There are many ways to look at the partition after the British finally left the Subcontinent that led to the making of Pakistan. And sadly, eventually Bangladesh after a war with India.
But, the Indo-Pak partition alone was a violent time and when all was said and done, it became one of the largest human migrations in history with close to 15 million people displaced and one million dead.
Along with the displacement and those trying to get to Bangladesh, then still East Pakistan or Lahore or Karachi faced among other things, sexual violence, brutality of the worst kind and everything else you read about in a war-zone book.
This painful time that we pretend didn’t exist is – in some ways – the subject of Kamal Khan’s short Beila – that marks the launch of Sharmeen Obaid-Chinoy HOME1947 Series.
But how do you encompass a forgotten history (except for those who have lived through it and survived to tell the tales) and a very violent time like that in a short film?

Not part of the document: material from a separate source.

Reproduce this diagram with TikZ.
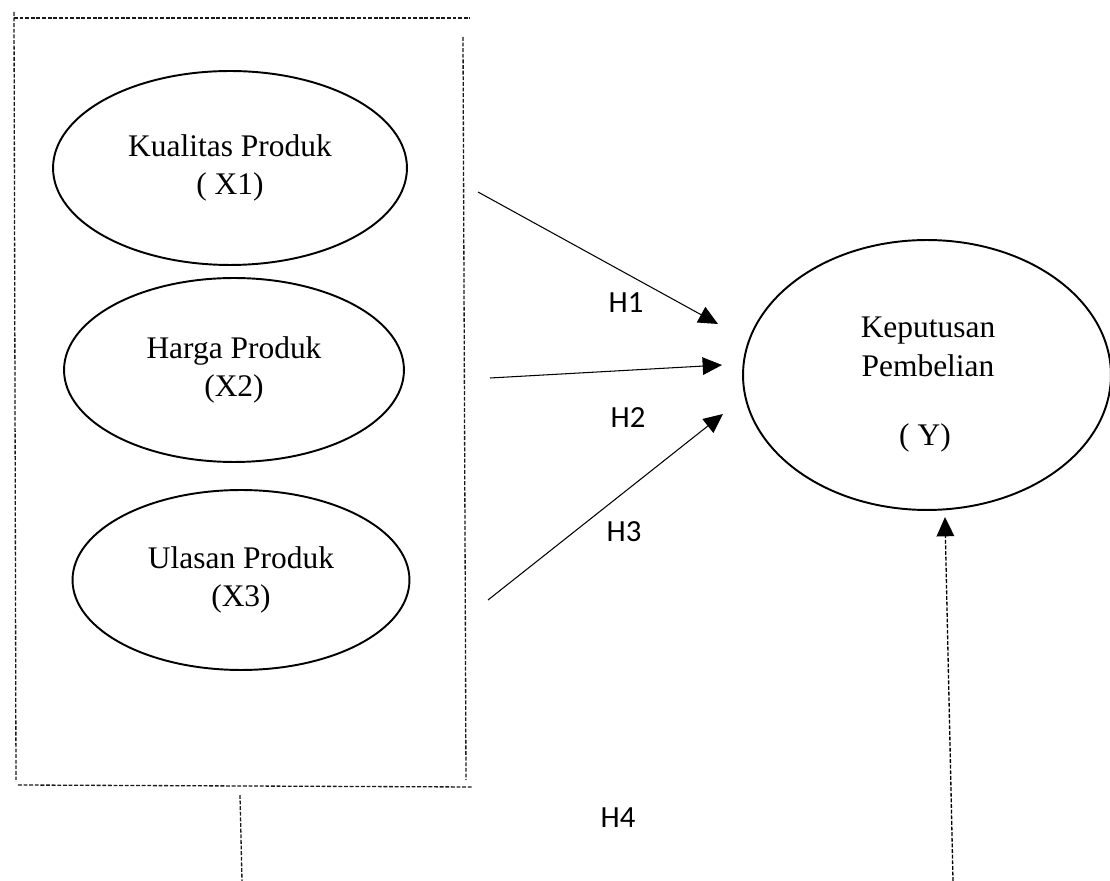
\documentclass[tikz,border=0pt]{standalone}
\usepackage{fontspec}
\setmainfont{Liberation Serif}
\newfontfamily\hfont{Carlito}
\usetikzlibrary{positioning, arrows.meta, shapes.geometric}

\begin{document}
\begin{tikzpicture}
			[x=0.02cm, y=-0.02cm,
			var/.style={draw, ellipse, line width=1.1pt, inner sep=0pt, align=center,
				font=\fontsize{17.9}{22}\selectfont},
			hyp/.style={font=\hfont\fontsize{17.5}{20}\selectfont},
			arr/.style={-{Triangle[length=11pt,width=10pt]}, line width=.6pt},
			box/.style={dash pattern=on 2.2pt off 1pt, line width=.75pt, black!90}]
			\useasboundingbox (0,0) rectangle (1110,881);
			% nodes %
			\node[var, minimum width=7.08cm, minimum height=3.88cm] (x1) at (230,168) {Kualitas Produk\\( X1)};
			\node[var, minimum width=6.8cm, minimum height=3.68cm] (x2) at (234,370) {Harga Produk\\(X2)};
			\node[var, minimum width=6.74cm, minimum height=3.6cm] (x3) at (241,580) {Ulasan Produk\\(X3)};
			\node[draw, ellipse, line width=1.1pt, minimum width=7.36cm, minimum height=5.4cm] (y) at (927,375) {};
			\node[align=center, font=\fontsize{17.9}{22}\selectfont] (ytext) at (928,347) {Keputusan\\Pembelian};
			\node[font=\fontsize{17.9}{22}\selectfont] (ylab) at (925,438) {( Y)};

			% hypothesis labels %
			\node[hyp] (h1) at (626,303) {H1};
			\node[hyp] (h2) at (628,418) {H2};
			\node[hyp] (h3) at (624,532) {H3};
			\node[hyp] (h4) at (618,818) {H4};

			% arrow ends %
			\coordinate (a1) at (478,192);
			\coordinate (b1) at (718,324);
			\coordinate (a2) at (490,378);
			\coordinate (b2) at (722,365);
			\coordinate (a3) at (488,600);
			\coordinate (b3) at (723,414);
			\coordinate (a4) at (953,881);
			\coordinate (b4) at (945,517);

			% edges %
			\draw[arr] (a1) -- (b1);
			\draw[arr] (a2) -- (b2);
			\draw[arr] (a3) -- (b3);
			\draw[arr, box, black] (a4) -- (b4);

			% dashed frame %
			\draw[box] (14,18) -- (470,18);
			\draw[box] (14,12) -- (16,780);
			\draw[box] (463,37) -- (466,780);
			\draw[box] (18,785) -- (472,787);
			\draw[box] (240,795) -- (242,881);
\end{tikzpicture}
\end{document}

Kamal Khan, a storyteller, Mo Azmi, Director of Photography, background score artist Danial Hyatt all contribute to the narrative.
Written and directed by Kamal Khan, and released on YouTube just four days ago, Beila opens with two separate maps before Kamal’s Gali Films – in association with SOC Films - comes out.

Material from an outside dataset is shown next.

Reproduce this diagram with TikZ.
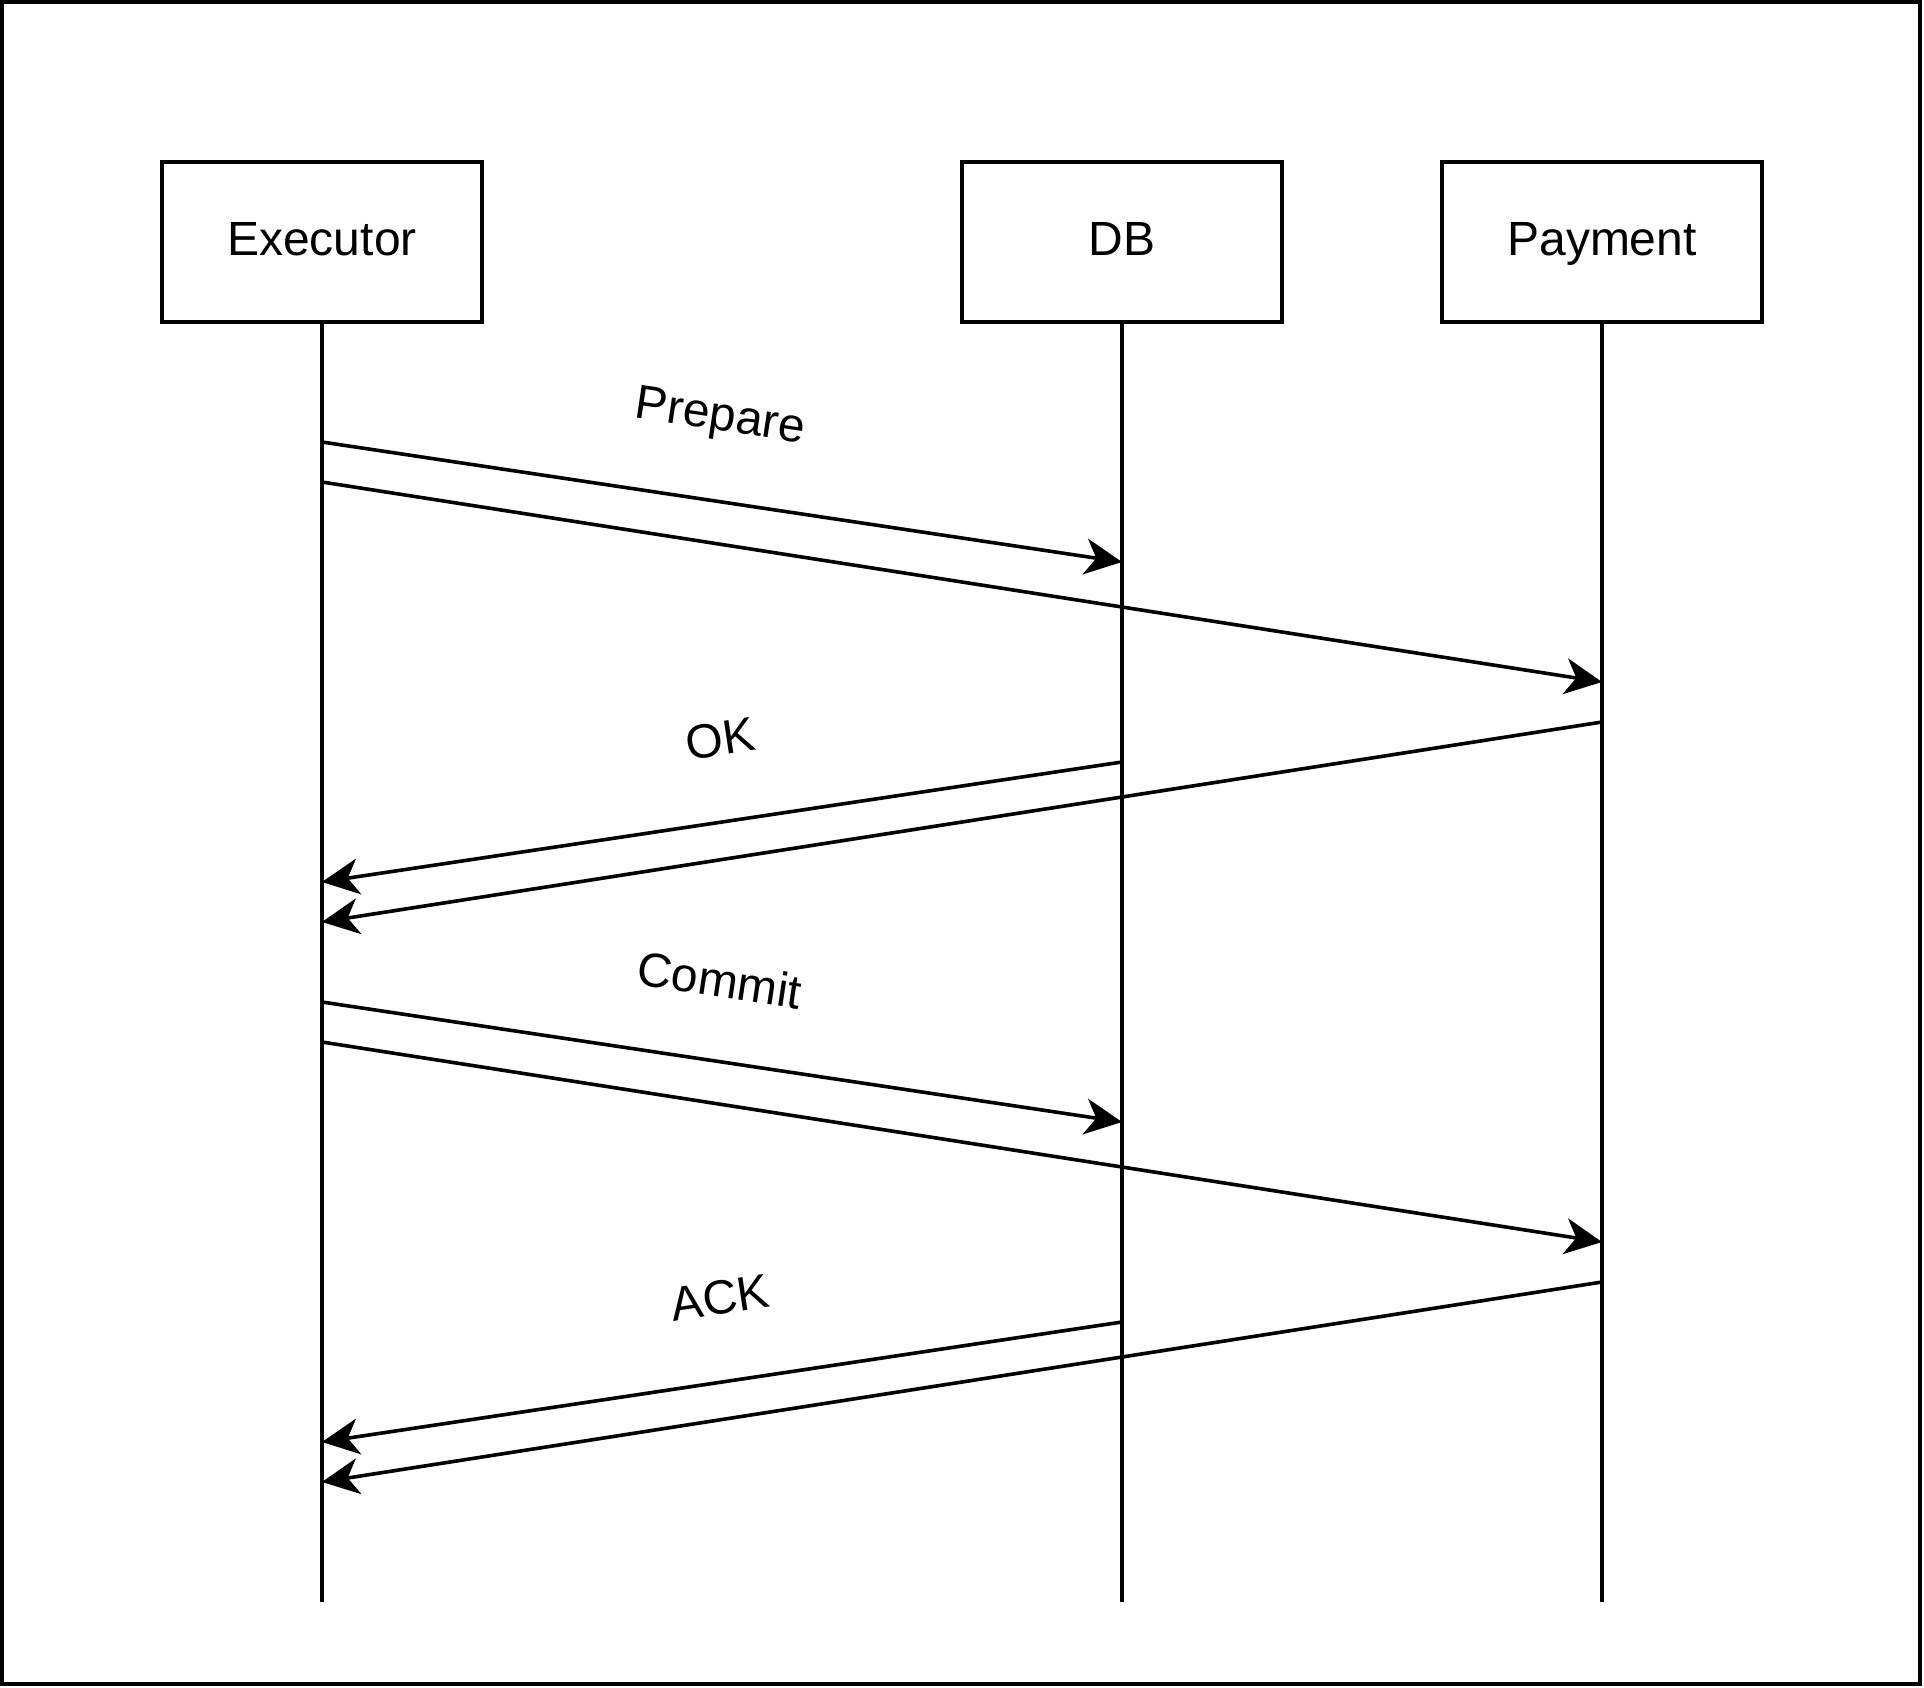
\documentclass[tikz,border=0pt]{standalone}
\usepackage{fontspec}
\setmainfont{Liberation Sans}
\usetikzlibrary{arrows.meta}

\tikzset{
  actor/.style={draw, line width=1.8pt, minimum width=160pt, minimum height=80pt,
    inner sep=0pt, text height=13.5pt, text depth=0pt, font=\fontsize{24}{28}\selectfont},
  lifeline/.style={line width=1.8pt},
  msg/.style={line width=1.8pt, -{Stealth[length=18.5pt,width=18pt,inset=5.5pt]}},
  msglabel/.style={font=\fontsize{24}{28}\selectfont, inner sep=0pt}
}

\begin{document}
\begin{tikzpicture}[x=1pt,y=-1pt]

  \useasboundingbox (0,0) rectangle (962,844);
  \draw[line width=1.8pt] (1,1) rectangle (960,842);

  \begin{scope}[shift={(1,1)}]
  % the three participants
  \node[actor] (executor) at (160,120) {Executor};
  \node[actor] (db) at (560,120) {DB};
  \node[actor] (payment) at (800,120) {Payment};

  % lifelines
  \coordinate (executor-end) at (160,800);
  \coordinate (db-end) at (560,800);
  \coordinate (payment-end) at (800,800);
  \draw[lifeline] (executor) -- (executor-end);
  \draw[lifeline] (db) -- (db-end);
  \draw[lifeline] (payment) -- (payment-end);

  %% Prepare: executor to both
  \coordinate (prep-e1) at (160,220);
  \coordinate (prep-db) at (560,280);
  \coordinate (prep-e2) at (160,240);
  \coordinate (prep-pay) at (800,340);
  \draw[msg] (prep-e1) -- (prep-db);
  \draw[msg] (prep-e2) -- (prep-pay);
  \node[msglabel, rotate=-8.53] (prepare) at (359,208.5) {Prepare};

  %% OK: both back to executor
  \coordinate (ok-db) at (560,380);
  \coordinate (ok-e1) at (160,440);
  \coordinate (ok-pay) at (800,360);
  \coordinate (ok-e2) at (160,460);
  \draw[msg] (ok-db) -- (ok-e1);
  \draw[msg] (ok-pay) -- (ok-e2);
  \node[msglabel, rotate=8.53] (ok) at (359,368.5) {OK};

  %% Commit: executor to both
  \coordinate (com-e1) at (160,500);
  \coordinate (com-db) at (560,560);
  \coordinate (com-e2) at (160,520);
  \coordinate (com-pay) at (800,620);
  \draw[msg] (com-e1) -- (com-db);
  \draw[msg] (com-e2) -- (com-pay);
  \node[msglabel, rotate=-8.53] (commit) at (359,489) {Commit};

  %% ACK: both back to executor
  \coordinate (ack-db) at (560,660);
  \coordinate (ack-e1) at (160,720);
  \coordinate (ack-pay) at (800,640);
  \coordinate (ack-e2) at (160,740);
  \draw[msg] (ack-db) -- (ack-e1);
  \draw[msg] (ack-pay) -- (ack-e2);
  \node[msglabel, rotate=8.53] (ack) at (359,648) {ACK};
  \end{scope}

\end{tikzpicture}
\end{document}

We are introduced to the same numbers that the partition displaced over 15 million people, “creating an overwhelming refugee crisis in the newly constituted stated. Many of these migrants left their homes amidst the political, social and economic instability endured by the states.”
With a running time of 4 minutes and 30 seconds, Beila is a film that aims to capture as closely as possible a day – just one day – a night when a train is set to leave for an unknown destination and the characters within that train. One gentleman accompanied by a woman tells the story of how his sister was killed and his brother, his sister-in-law, his whole family was killed. His parents were killed.
It is a train waiting to leave and everyone seems to have a story and the background score by Danial Hyatt is excellent. It really reminds you of a train station, the little noises that separate the special from the mundane and every sound that you expect and don’t expect in such a train. It is completely surprising and it works surprisingly well with Beila.
While the man is still talking about how he will never forgive, a woman accompanying a child wrapped in her arms is the protagonist of the story.
TV actress Faiza Gillani, essays a mother who is singing lullaby to her child in her arms, with tears in her eyes, perhaps remembering her old home, and what was left behind, while men are heading for the train to burn it. It’s the song that gets you the most. She sang live on the set in one take.
Some of the members who made Beila such as Kamal Khan, Mo Azmi, Faizi Gillani and Danial Hyatt were all a part of Laal Kabootar, the 2019 thriller in one way or other.
As for Home1947, it is a series of 7 short films conceptualized and produced by SOC Films. Notes a press statement: “The HOME1947 Series was first premiered as part of the HOME1947 Exhibition at the Manchester International Festival in the UK followed by exhibitions in Mumbai [India], Lahore and Karachi.”